[Charts and diagrams as code]
■ ■ ■ ■
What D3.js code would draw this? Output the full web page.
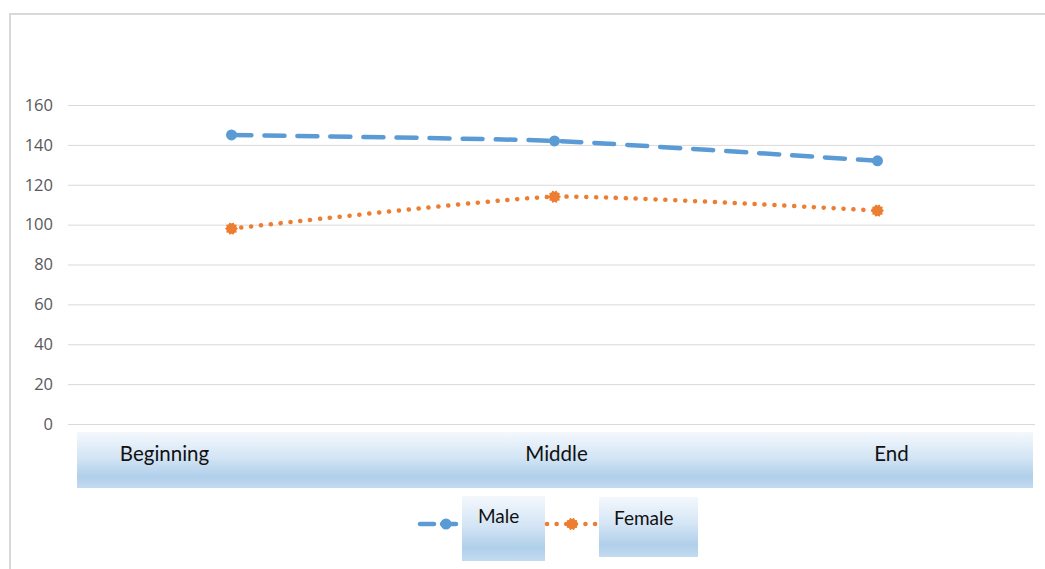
<!DOCTYPE html>
<html>
<head>
<meta charset="utf-8">
<script src="https://cdn.jsdelivr.net/npm/d3@7"></script>
<style>
  html, body { margin: 0; padding: 0; background: #fff; }
  svg { display: block; }
  text { font-family: Lato, "Open Sans", sans-serif; }
</style>
</head>
<body>
<svg id="chart" width="1045" height="569"></svg>
<script>
// Stages along the x axis
const categories = ["Beginning", "Middle", "End"];
// Series values per stage
const maleValues = [145, 142, 132];
const femaleValues = [98, 114, 107];
// Value axis ticks
const yTicks = [0, 20, 40, 60, 80, 100, 120, 140, 160];
// Legend entries
const seriesNames = ["Male", "Female"];

const svg = d3.select("#chart");
const W = 1045, H = 569;
const plot = { left: 68, right: 1035, top: 105, bottom: 424 };

const blue = "#5b9bd5";
const orange = "#ed7d31";

// Gradient used for the category band and legend boxes
const defs = svg.append("defs");
const grad = defs.append("linearGradient")
  .attr("id", "bandGrad").attr("x1", 0).attr("y1", 0).attr("x2", 0).attr("y2", 1);
grad.append("stop").attr("offset", "0%").attr("stop-color", "#f4f8fd");
grad.append("stop").attr("offset", "45%").attr("stop-color", "#d4e5f5");
grad.append("stop").attr("offset", "80%").attr("stop-color", "#b0cfea");
grad.append("stop").attr("offset", "100%").attr("stop-color", "#c3dbf0");

// Chart frame (clipped at right and bottom)
svg.append("path")
  .attr("d", `M10,${H + 2} L10,14 L${W + 2},14`)
  .attr("fill", "none").attr("stroke", "#d9d9d9").attr("stroke-width", 2);

const x = d3.scaleBand().domain(categories).range([plot.left + 2, plot.right + 4]);
const xc = d => x(d) + x.bandwidth() / 2;
const y = d3.scaleLinear().domain([0, 160]).range([plot.bottom, plot.top]);

// Gridlines + tick labels
const yAxis = d3.axisLeft(y).tickValues(yTicks).tickSize(plot.left - plot.right).tickPadding(16);
const gy = svg.append("g").attr("transform", `translate(${plot.left},0)`).call(yAxis);
gy.select(".domain").remove();
gy.selectAll(".tick line").attr("stroke", "#d9d9d9").attr("stroke-width", 1);
gy.selectAll(".tick text")
  .attr("fill", "#595959").attr("font-size", 16.5).attr("x", -15)
  .style("font-family", "'Open Sans', sans-serif").style("font-weight", 400);

// Category band
svg.append("rect")
  .attr("x", 77).attr("y", 432).attr("width", 956).attr("height", 56)
  .attr("fill", "url(#bandGrad)");

// Category labels
const labelShift = [-67, 2, 14];
const gx = svg.append("g").attr("transform", "translate(0,424)")
  .call(d3.axisBottom(x).tickSize(0).tickPadding(0));
gx.select(".domain").remove();
gx.selectAll(".tick").each(function(d, i) {
  d3.select(this).select("text")
    .attr("x", labelShift[i]).attr("y", 37).attr("dy", 0)
    .attr("fill", "#111").attr("font-size", 20.5)
    .style("font-family", "Lato, sans-serif");
});

// Smoothed series lines
const line = d3.line()
  .x((d, i) => xc(categories[i]))
  .y(d => y(d))
  .curve(d3.curveCardinal.tension(0.5));

svg.append("path").datum(maleValues)
  .attr("d", line).attr("fill", "none")
  .attr("stroke", blue).attr("stroke-width", 4.5)
  .attr("stroke-linecap", "round").attr("stroke-dasharray", "20 13");

svg.append("path").datum(femaleValues)
  .attr("d", line).attr("fill", "none")
  .attr("stroke", orange).attr("stroke-width", 4.5)
  .attr("stroke-linecap", "round").attr("stroke-dasharray", "0.1 9.8");

// Spiky marker for the female series
function gearPath(r, spikes) {
  const pts = [];
  for (let i = 0; i < spikes * 2; i++) {
    const a = Math.PI * i / spikes;
    const rr = i % 2 === 0 ? r : r * 0.78;
    pts.push([Math.cos(a) * rr, Math.sin(a) * rr]);
  }
  return "M" + pts.map(p => p.join(",")).join("L") + "Z";
}

svg.append("g").selectAll("circle").data(maleValues).join("circle")
  .attr("cx", (d, i) => xc(categories[i])).attr("cy", d => y(d))
  .attr("r", 5.5).attr("fill", blue);

svg.append("g").selectAll("path").data(femaleValues).join("path")
  .attr("transform", (d, i) => `translate(${xc(categories[i])},${y(d)})`)
  .attr("d", gearPath(6.5, 10)).attr("fill", orange);

// Legend
const legend = svg.append("g");
// Male entry
legend.append("line").attr("x1", 420).attr("x2", 462).attr("y1", 524).attr("y2", 524)
  .attr("stroke", blue).attr("stroke-width", 4.5).attr("stroke-linecap", "round")
  .attr("stroke-dasharray", "14 8");
legend.append("circle").attr("cx", 446).attr("cy", 524).attr("r", 5.5).attr("fill", blue);
legend.append("rect").attr("x", 462).attr("y", 496).attr("width", 83).attr("height", 65)
  .attr("fill", "url(#bandGrad)");
legend.append("text").attr("x", 478).attr("y", 523).text(seriesNames[0])
  .attr("font-size", 19).attr("fill", "#111");
// Female entry
legend.append("line").attr("x1", 547).attr("x2", 598).attr("y1", 524).attr("y2", 524)
  .attr("stroke", orange).attr("stroke-width", 4.5).attr("stroke-linecap", "round")
  .attr("stroke-dasharray", "0.1 9.5");
legend.append("path").attr("transform", "translate(572,524)")
  .attr("d", gearPath(6.5, 10)).attr("fill", orange);
legend.append("rect").attr("x", 599).attr("y", 497).attr("width", 99).attr("height", 60)
  .attr("fill", "url(#bandGrad)");
legend.append("text").attr("x", 614).attr("y", 525).text(seriesNames[1])
  .attr("font-size", 19).attr("fill", "#111");
</script>
</body>
</html>
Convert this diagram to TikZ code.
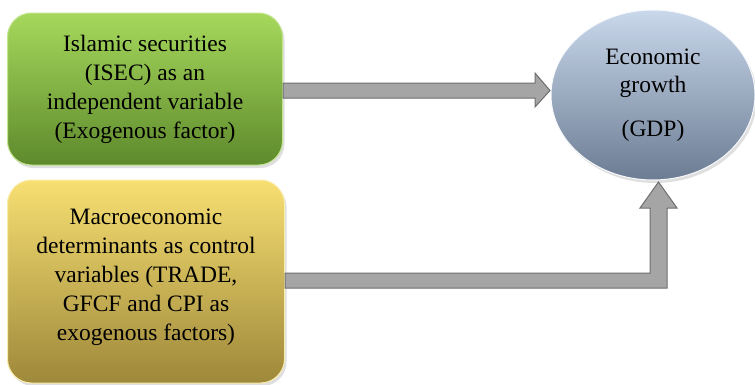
\documentclass[tikz,border=0pt]{standalone}
\usepackage{fontspec}
\setmainfont{Liberation Serif}
\newfontfamily\tnr{Liberation Serif}
\usetikzlibrary{shadows,calc,shapes.geometric}
\definecolor{greenT}{HTML}{A6D85C}
\definecolor{greenB}{HTML}{5E8A2C}
\definecolor{yelT}{HTML}{F7DF72}
\definecolor{yelB}{HTML}{9E883A}
\definecolor{bluT}{HTML}{C9D8EB}
\definecolor{bluB}{HTML}{6C7C93}
\definecolor{arrFill}{HTML}{A5A5A5}
\definecolor{arrLine}{HTML}{6E6E6E}
\tikzset{
  box/.style={rounded corners=24pt, minimum width=275pt, align=center,
    inner sep=0pt,
    drop shadow={opacity=0.25, shadow xshift=2pt, shadow yshift=-3pt}},
  boxtext/.style={align=center, font=\tnr\fontsize{23.5}{29}\selectfont, inner sep=0pt},
  fatarrow/.style={fill=arrFill, draw=arrLine, line width=1pt, line join=miter}
}
\begin{document}
\begin{tikzpicture}[x=1pt,y=-1pt]
\useasboundingbox (0,0) rectangle (755,384);
% boxes
\node[box, top color=greenT, bottom color=greenB, draw=greenT!70!white, line width=1pt,
      minimum height=152pt] (isec) at (145,89) {};
\node[boxtext] (isectxt) at (145,89)
  {Islamic securities\\(ISEC) as an\\independent variable\\(Exogenous factor)};
\node[box, top color=yelT, bottom color=yelB, draw=yelT!60!white, line width=1pt,
      minimum width=277pt, minimum height=203pt] (macro) at (146,281.5) {};
\node[boxtext] (macrotxt) at (146,277)
  {Macroeconomic\\determinants as control\\variables (TRADE,\\GFCF and CPI as\\exogenous factors)};
\node[shape=ellipse, minimum width=204pt, minimum height=170pt,
      top color=bluT, bottom color=bluB, draw=white!85!bluT, line width=1pt, inner sep=0pt,
      drop shadow={opacity=0.25, shadow xshift=2pt, shadow yshift=-3pt}] (gdp) at (653,95) {};
\node[font=\tnr\fontsize{23.5}{28}\selectfont, align=center] (gdptxt) at (653,73.5) {Economic\\growth};
\node[font=\tnr\fontsize{23.5}{28}\selectfont] (gdplab) at (653,131) {(GDP)};
% arrow 1
\coordinate (a1s) at (isec.east |- 0,90.5);
\draw[fatarrow] ($(a1s)+(0,-7.5)$) -- (535,83) -- (535,73) -- (550,90.5) -- (535,107) -- (535,98) -- ($(a1s)+(0,7.5)$) -- cycle;
% arrow 2
\coordinate (a2s) at (macro.east |- 0,280.5);
\draw[fatarrow] ($(a2s)+(0,-7.5)$) -- (650,273) -- (650,208) -- (640,208) -- (658.5,182) -- (677,208) -- (667,208) -- (667,288) -- ($(a2s)+(0,7.5)$) -- cycle;
\end{tikzpicture}
\end{document}
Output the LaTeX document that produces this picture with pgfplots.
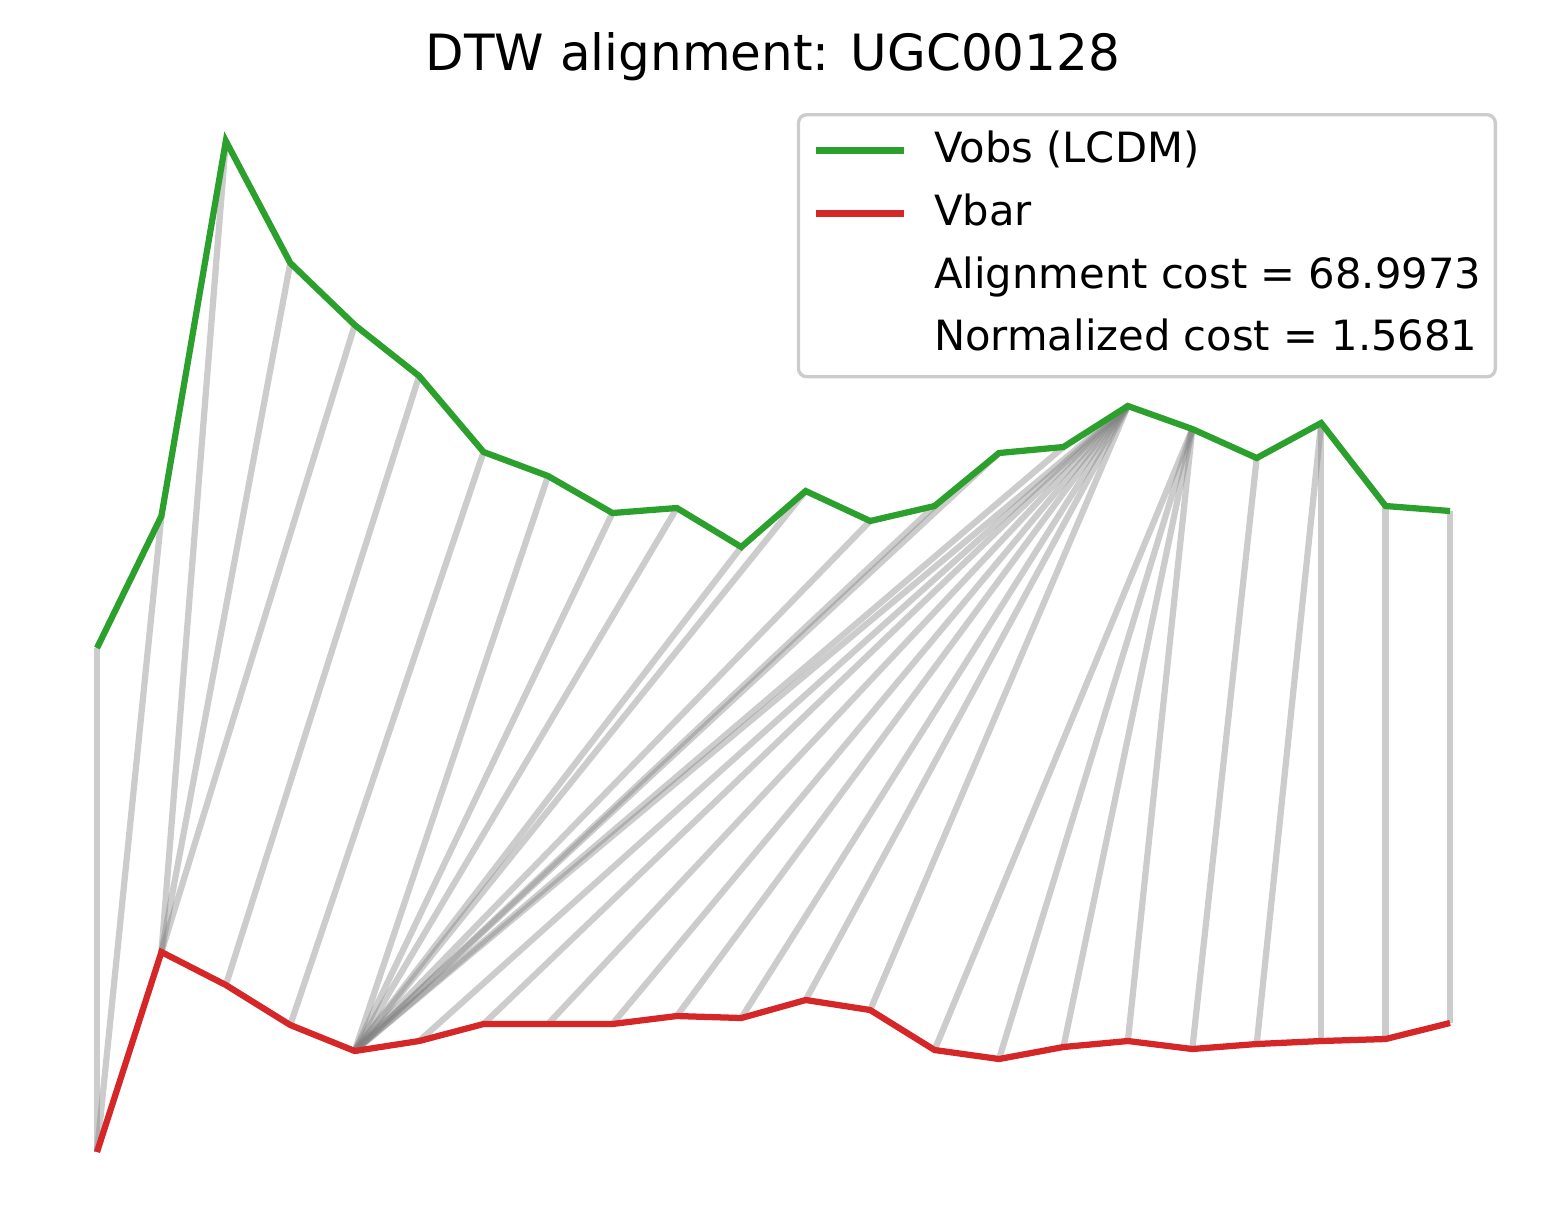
\documentclass[border=0pt]{standalone}
\usepackage{fontspec}
\setmainfont{DejaVu Sans}
\usepackage{pgfplots}
\pgfplotsset{compat=1.18}
\usepackage{pgfplotstable}
\definecolor{tabgreen}{HTML}{2CA02C}
\definecolor{tabred}{HTML}{D62728}
\definecolor{mplgray}{HTML}{808080}

\pgfplotstableread{
i y
0 583
1 715
2 1090
3 968
4 906
5 855
6 779
7 755
8 718
9 723
10 684
11 740
12 710
13 725
14 778
15 784
16 825
17 802
18 773
19 808
20 725
21 720
}\vobs

\pgfplotstableread{
i y
0 79
1 279
2 246
3 206
4 180
5 190
6 207
7 207
8 207
9 215
10 213
11 231
12 221
13 181
14 172
15 184
16 190
17 182
18 187
19 190
20 192
21 208
}\vbar

\begin{document}
\begin{tikzpicture}
\path[use as bounding box] (0,0) rectangle (371.52pt,295.44pt);
\begin{axis}[
  at={(0,0)}, anchor=south west,
  width=371.52pt, height=295.44pt, scale only axis,
  xmin=-1.50554, xmax=22.5211, ymin=0, ymax=1231,
  axis lines=none, clip=false,
  align/.style={mplgray, opacity=0.4, line width=1.5pt, forget plot},
  legend cell align=left,
  legend image code/.code={\draw[#1] (0pt,0.2pt) -- (21.1pt,0.2pt);},
  legend style={
    at={(0.96705,0.90821)}, anchor=north east,
    draw=black!20, line width=0.8pt, rounded corners=2pt,
    fill=white, fill opacity=0.8, text opacity=1,
    font=\fontsize{10}{12}\selectfont,
    inner xsep=3.4pt, inner ysep=3.8pt,
    row sep=5.1pt,
    nodes={inner sep=0pt, text height=7.6pt, text depth=2.4pt},
    /tikz/every odd column/.append style={column sep=6.6pt},
  },
]
% alignment path
\addplot[align] coordinates {(0,583) (0,79)};
\addplot[align] coordinates {(1,715) (0,79)};
\addplot[align] coordinates {(2,1090) (1,279)};
\addplot[align] coordinates {(3,968) (1,279)};
\addplot[align] coordinates {(4,906) (1,279)};
\addplot[align] coordinates {(5,855) (2,246)};
\addplot[align] coordinates {(6,779) (3,206)};
\addplot[align] coordinates {(7,755) (4,180)};
\addplot[align] coordinates {(8,718) (4,180)};
\addplot[align] coordinates {(9,723) (4,180)};
\addplot[align] coordinates {(10,684) (4,180)};
\addplot[align] coordinates {(11,740) (4,180)};
\addplot[align] coordinates {(12,710) (4,180)};
\addplot[align] coordinates {(13,725) (4,180)};
\addplot[align] coordinates {(14,778) (4,180)};
\addplot[align] coordinates {(15,784) (4,180)};
\addplot[align] coordinates {(16,825) (4,180)};
\addplot[align] coordinates {(16,825) (5,190)};
\addplot[align] coordinates {(16,825) (6,207)};
\addplot[align] coordinates {(16,825) (7,207)};
\addplot[align] coordinates {(16,825) (8,207)};
\addplot[align] coordinates {(16,825) (9,215)};
\addplot[align] coordinates {(16,825) (10,213)};
\addplot[align] coordinates {(16,825) (11,231)};
\addplot[align] coordinates {(16,825) (12,221)};
\addplot[align] coordinates {(17,802) (13,181)};
\addplot[align] coordinates {(17,802) (14,172)};
\addplot[align] coordinates {(17,802) (15,184)};
\addplot[align] coordinates {(17,802) (16,190)};
\addplot[align] coordinates {(18,773) (17,182)};
\addplot[align] coordinates {(19,808) (18,187)};
\addplot[align] coordinates {(19,808) (19,190)};
\addplot[align] coordinates {(20,725) (20,192)};
\addplot[align] coordinates {(21,720) (21,208)};
% series
\addplot[tabgreen, line width=1.5pt] table[x=i, y=y] {\vobs};
\addlegendentry{Vobs (LCDM)}
\addplot[tabred, line width=1.5pt] table[x=i, y=y] {\vbar};
\addlegendentry{Vbar}
\addlegendimage{empty legend}
\addlegendentry{Alignment cost = 68.9973}
\addlegendimage{empty legend}
\addlegendentry{Normalized cost = 1.5681}
\node[anchor=base, font=\fontsize{12}{14.4}\selectfont] at (axis cs:10.492,1161) {DTW alignment: UGC00128};
\end{axis}
\end{tikzpicture}
\end{document}
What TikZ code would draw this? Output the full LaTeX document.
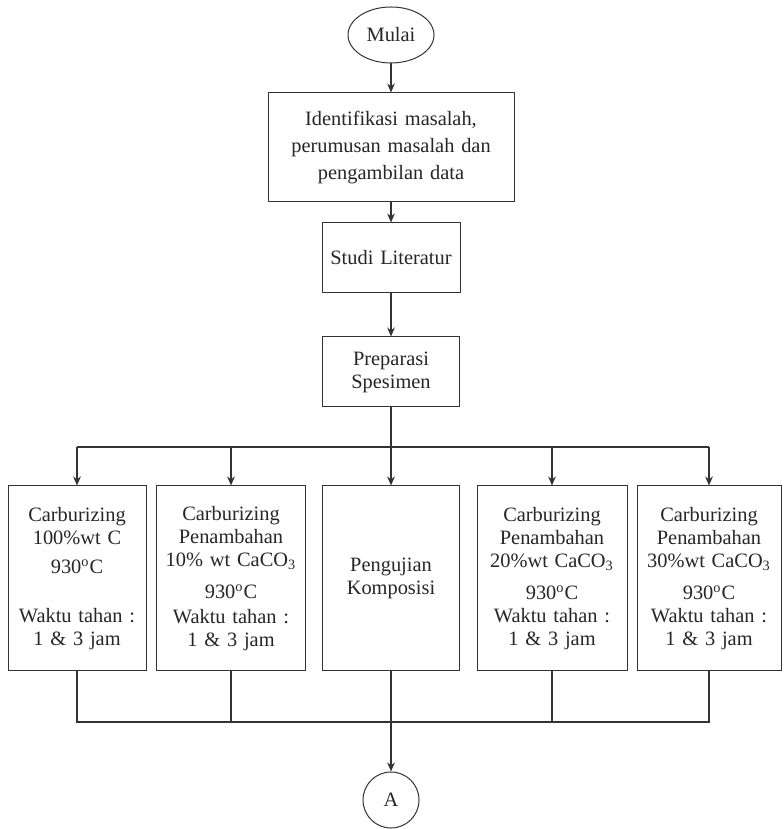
■ ■ ■ ■
Locate the lines above that hold the word "full". Show every one of them.

What D3.js code would draw this? Output the full web page.
What TikZ code would draw this? Output the full LaTeX document.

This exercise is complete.